A decade later Wayne explained his decision to Owen W Linzmayer, the author of Apple Confidential: The Real Story of Apple Computer, Inc.

'I had already learned what gave me indigestion,' he said. 'If Apple had failed, I would have had bruises on top of bruises. Steve Jobs was an absolute whirlwind and I had lost the energy you need to ride whirlwinds.'

Meanwhile Woz and Jobs set about making the Apple II into the first truly popular personal computer and on working on its successor the Apple III. However the emergence of the first IBM PCs, running a DOS operating system, soon began to take market share from Apple, particularly in the business sector, where the Apple II had never been as popular as it had with home users.

In 1981 Woz crashed his private plane, suffering short-term memory loss as a result.
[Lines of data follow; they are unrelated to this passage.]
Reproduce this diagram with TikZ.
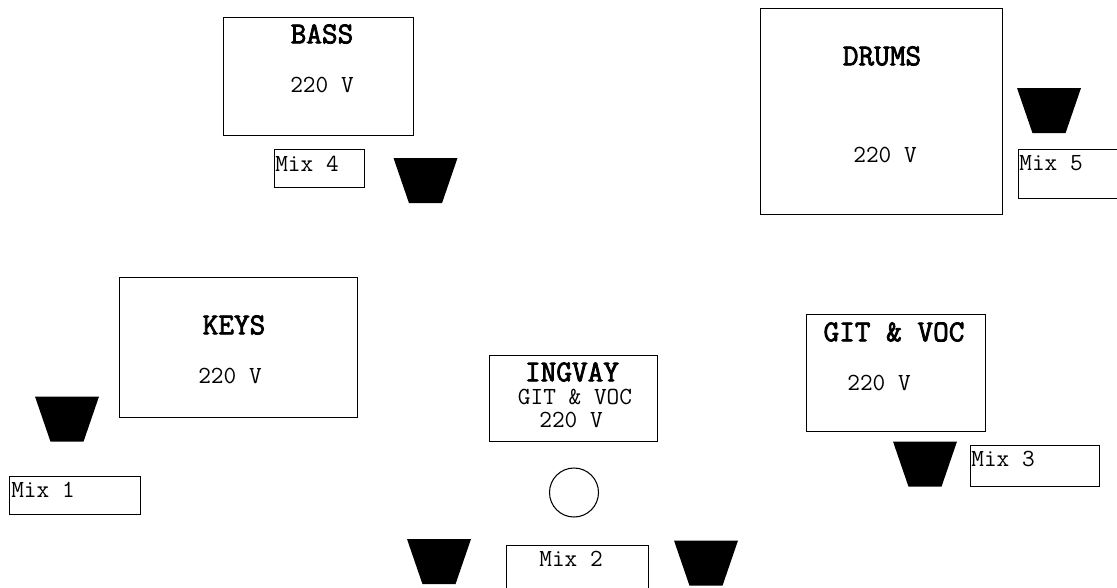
\documentclass[tikz,border=0pt]{standalone}
\usepackage{fontspec}
\newfontfamily\titlefont[FakeBold=2.5]{Latin Modern Mono}
\usetikzlibrary{positioning,shapes.geometric}

\begin{document}
\begin{tikzpicture}[
    stagebox/.style={draw, line width=0.6pt, anchor=north west, inner sep=0pt},
    speaker/.style={trapezium, shape border rotate=180, trapezium angle=65, trapezium stretches=true,
      fill=black, inner sep=1pt, minimum width=1.28cm, minimum height=0.9cm},
    title/.style={font=\fontsize{17.3}{19}\selectfont\titlefont, inner sep=0pt},
    label/.style={font=\fontsize{14}{16}\selectfont\ttfamily, inner sep=0pt},
  ]
  \useasboundingbox (0,0) rectangle (22.34,-11.74);

  % Bass
  \node[stagebox, minimum width=3.8cm, minimum height=2.36cm] (bass) at (4.46,-0.34) {};
  \node[title] (bassname) at (6.44,-0.68) {BASS};
  \node[label] (bassvolt) at (6.44,-1.7) {220 V};
  \node[stagebox, minimum width=1.79cm, minimum height=0.76cm] (mixfour) at (5.48,-2.98) {};
  \node[label] (mixfourtext) at (6.14,-3.28) {Mix 4};
  \node[speaker] (spkfour) at (8.51,-3.61) {};

  % Drums
  \node[stagebox, minimum width=4.84cm, minimum height=4.11cm] (drums) at (15.19,-0.16) {};
  \node[title] (drumsname) at (17.64,-1.12) {DRUMS};
  \node[label] (drumsvolt) at (17.7,-3.1) {220 V};
  \node[speaker] (spkfive) at (20.98,-2.21) {};
  \node[stagebox, minimum width=2cm, minimum height=0.98cm] (mixfive) at (20.36,-2.97) {};
  \node[label] (mixfivetext) at (21.02,-3.26) {Mix 5};

  % Keys
  \node[stagebox, minimum width=4.75cm, minimum height=2.8cm] (keys) at (2.38,-5.54) {};
  \node[title] (keysname) at (4.68,-6.5) {KEYS};
  \node[label] (keysvolt) at (4.6,-7.52) {220 V};
  \node[speaker] (spkone) at (1.34,-8.38) {};
  \node[stagebox, minimum width=2.62cm, minimum height=0.75cm] (mixone) at (0.18,-9.52) {};
  \node[label] (mixonetext) at (0.86,-9.8) {Mix 1};

  % Ingvay
  \node[stagebox, minimum width=3.36cm, minimum height=1.72cm] (ingvay) at (9.78,-7.1) {};
  \node[title] (ingvayname) at (11.44,-7.44) {INGVAY};
  \node[label] (ingvayrole) at (11.5,-7.94) {GIT \& VOC};
  \node[label] (ingvayvolt) at (11.42,-8.39) {220 V};
  \node[draw, circle, line width=0.6pt, inner sep=0pt, minimum size=0.98cm] (mic) at (11.48,-9.85) {};
  \node[speaker] (spktwoleft) at (8.78,-11.23) {};
  \node[stagebox, minimum width=2.85cm, minimum height=0.85cm] (mixtwo) at (10.11,-10.9) {};
  \node[label] (mixtwotext) at (11.42,-11.18) {Mix 2};
  \node[speaker] (spktworight) at (14.12,-11.26) {};

  % Git and vocals
  \node[stagebox, minimum width=3.59cm, minimum height=2.34cm] (gitvoc) at (16.11,-6.27) {};
  \node[title] (gitvocname) at (17.88,-6.64) {GIT \& VOC};
  \node[label] (gitvocvolt) at (17.58,-7.66) {220 V};
  \node[speaker] (spkthree) at (18.5,-9.28) {};
  \node[stagebox, minimum width=2.58cm, minimum height=0.81cm] (mixthree) at (19.39,-8.9) {};
  \node[label] (mixthreetext) at (20.06,-9.18) {Mix 3};
\end{tikzpicture}
\end{document}
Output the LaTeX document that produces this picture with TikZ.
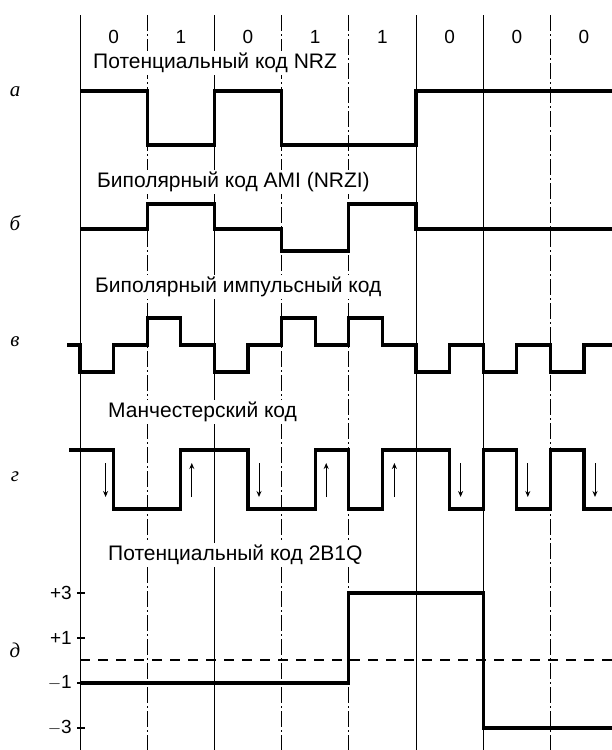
\documentclass[tikz,border=0pt]{standalone}
\usepackage{fontspec}
\setmainfont{Liberation Sans}
\newfontfamily\rowfont{Liberation Serif}
\usetikzlibrary{arrows.meta}
\tikzset{
  bitl/.style={line width=1pt},
  halfl/.style={bitl, dash pattern=on 16pt off 3pt on 2pt off 3pt},
  wave/.style={line width=3.2pt, line join=miter},
  codet/.style={anchor=west, fill=white, inner sep=2pt, font=\fontsize{21}{24}\selectfont},
  dig/.style={font=\fontsize{19}{22}\selectfont},
  rowl/.style={font=\fontsize{21}{24}\rowfont\itshape},
  lvl/.style={anchor=east, inner sep=1pt, font=\fontsize{19}{22}\selectfont},
  tick/.style={line width=1.2pt},
  zerol/.style={line width=1.4pt, dash pattern=on 10pt off 8pt},
  dirpre/.style={-{Stealth[length=6pt,width=5pt]}, line width=1pt},
}
\begin{document}
\begin{tikzpicture}[x=1pt,y=-1pt]
\useasboundingbox (0,0) rectangle (612,750);
% ---------------- bit boundaries
\foreach \i in {0,2,5,6} \draw[bitl] ({80+67.2*\i},15) -- ({80+67.2*\i},750);
\foreach \i in {1,3,4,7} \draw[halfl] ({80+67.2*\i},15) -- ({80+67.2*\i},750);
\foreach \b [count=\i from 0] in {0,1,0,1,1,0,0,0} \node[dig] (bit\i) at ({113.6+67.2*\i},37) {\b};
% ---------------- code titles and row letters
\node[codet] (tnrz) at (91,63) {Потенциальный код NRZ};
\node[codet] (tami) at (95,182) {Биполярный код AMI (NRZI)};
\node[codet] (tbip) at (93,287) {Биполярный импульсный код};
\node[codet] (tman) at (106,412) {Манчестерский код};
\node[codet] (tq) at (106,555) {Потенциальный код 2B1Q};
\node[rowl] (ra) at (15,92) {а};
\node[rowl] (rb) at (15,223) {б};
\node[rowl] (rv) at (15,342) {в};
\node[rowl] (rg) at (15,477) {г};
\node[rowl] (rd) at (15,650) {д};
% ---------------- (а) NRZ
\draw[wave] (80,91) -- (147.2,91) -- (147.2,145) -- (214.4,145) -- (214.4,91) -- (281.6,91) -- (281.6,145) -- (416,145) -- (416,91) -- (612,91);
% ---------------- (б) AMI
\draw[wave] (80,229) -- (147.2,229) -- (147.2,204) -- (214.4,204) -- (214.4,229) -- (281.6,229) -- (281.6,251) -- (348.8,251) -- (348.8,204) -- (416,204) -- (416,229) -- (612,229);
% ---------------- (в) bipolar pulses
\draw[wave] (67,345) -- (80,345) -- (80,372) -- (113.6,372) -- (113.6,345) -- (147.2,345) -- (147.2,318) -- (180.8,318) -- (180.8,345) -- (214.4,345) -- (214.4,372) -- (248,372) -- (248,345) -- (281.6,345) -- (281.6,318) -- (315.2,318) -- (315.2,345) -- (348.8,345) -- (348.8,318) -- (382.4,318) -- (382.4,345) -- (416,345) -- (416,372) -- (449.6,372) -- (449.6,345) -- (483.2,345) -- (483.2,372) -- (516.8,372) -- (516.8,345) -- (550.4,345) -- (550.4,372) -- (584,372) -- (584,345) -- (612,345);
% ---------------- (г) Manchester
\draw[wave] (69,450) -- (113.6,450) -- (113.6,509) -- (180.8,509) -- (180.8,450) -- (248,450) -- (248,509) -- (315.2,509) -- (315.2,450) -- (348.8,450) -- (348.8,509) -- (382.4,509) -- (382.4,450) -- (449.6,450) -- (449.6,509) -- (483.2,509) -- (483.2,450) -- (516.8,450) -- (516.8,509) -- (550.4,509) -- (550.4,450) -- (584,450) -- (584,509) -- (612,509);
\foreach \x/\a/\b in {105.6/463/497, 191.8/497/463, 259/463/497, 326.2/497/463, 394.4/497/463, 460.6/463/497, 527.8/463/497, 595/463/497}
  \draw[dirpre] (\x,\a) -- (\x,\b);
% ---------------- (д) 2B1Q
\foreach \y/\t in {593/+3, 638/+1, 683/{$-$1}, 728/{$-$3}} {
  \draw[tick] (77,\y) -- (85,\y);
  \node[lvl] at (73,\y) {\t};
}
\draw[zerol] (80,660) -- (612,660);
\draw[wave] (80,683) -- (348.8,683) -- (348.8,593) -- (483.2,593) -- (483.2,728) -- (612,728);
\end{tikzpicture}
\end{document}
After he recovered he decided to return to university and although he remained an Apple employee until 1985, his contribution had effectively ended.

'I didn't think, I'm going to change the world,' Woz said in a recent interview. 'No, I'm just going to build the best machines I can build that I would want to use in my own life. Steve [Jobs] was much more further-thinking. When I designed good things, sometimes he'd say, "We can sell this". And we did. He was thinking about how you build a company, maybe even then he was thinking, "How do you change the world?". He spoke like that.'

While Wozniak was studying, Jobs and Apple set about changing the world.